International politics also affected the ruby and sapphire trade. To censure Myanmar for human rights abuses, the U.S. Congress enacted the Burmese Freedom and Democracy Act in 2003, which banned trade in gems and other products from that country. But the ban left a huge loophole that allowed the import of gemstones if they had been cut in a third country. The vast majority of Burmese gems were cut in neighboring Thailand, so the ban had little real effect.

As repression in Myanmar increased, however, the European Union enacted its own ban on Burmese gems, followed in 2008 by a tightening of the U.S. measure that effectively banned all Burmese ruby and jadeite imports regardless of where they were cut. As a result, more than 50 ruby mines closed down in Myanmar, while buying by foreign dealers reportedly fell by more than half in the latter part of 2008.

The need to identify which rubies were Burmese highlighted another issue: country of origin. Colored stones from certain localities, such as Mogok ruby and Kashmir sapphire, have traditionally commanded the highest premiums. Although many feel that gemstones should be judged by individual beauty rather than source, recent technological advances have given laboratories the tools needed to make more accurate country-of-origin determinations.
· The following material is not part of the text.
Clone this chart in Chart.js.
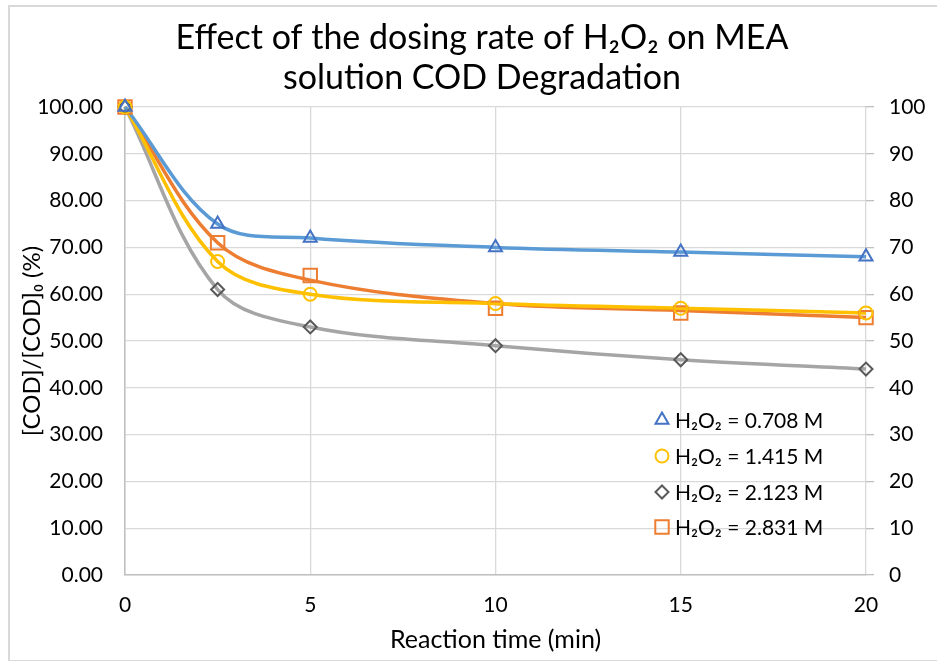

As Burmese rubies were being removed from the market, Madagascar, the world’s largest sapphire producer in the mid-2000s, abruptly banned export of all rough gem materials in early 2008. A Thai delegation visited the country to negotiate an end to the embargo, but failed to secure an agreement. The ban was lifted in mid-2009 after a coup toppled the president. By then, however, the number of miners working the vast Ilakaka sapphire deposits had shrunk to one-fourth its peak.

Despite these challenges, demand for ruby and sapphire grew strongly during the 1990s and into the 21st century. One 2009 study reported that they accounted for almost one-third of the $10.3 billion worldwide retail market for colored stones and pearls. A second 2009 study, by mining company True North Gems, broke the numbers down further: ruby accounted for $2.1 billion, sapphire $800 million (with $58 million of that pink sapphire). Note that sales figures for sapphire are lower because of the vast quantities of inexpensive lesser-quality and diffusion-treated material in the market. By comparison, emerald sales totaled $1.4 billion.

Looking to the future, the colored stone trade is moving to address growing consumer demand for fair trade goods that meet standards of safe working conditions, fair economic returns to miners and their communities, and environmentally sustainable practices. A number of industry organizations are working with mining operations and gem dealers to hasten progress toward these goals.

The future of the corundum market depends on finding new, economic ruby and sapphire deposits. But the trade’s understanding of treatments and willingness to disclose them will grow ever more important in maintaining consumer confidence, as will awareness of consumers’ desire to own beautiful products that embody positive social, ethical, and environmental values.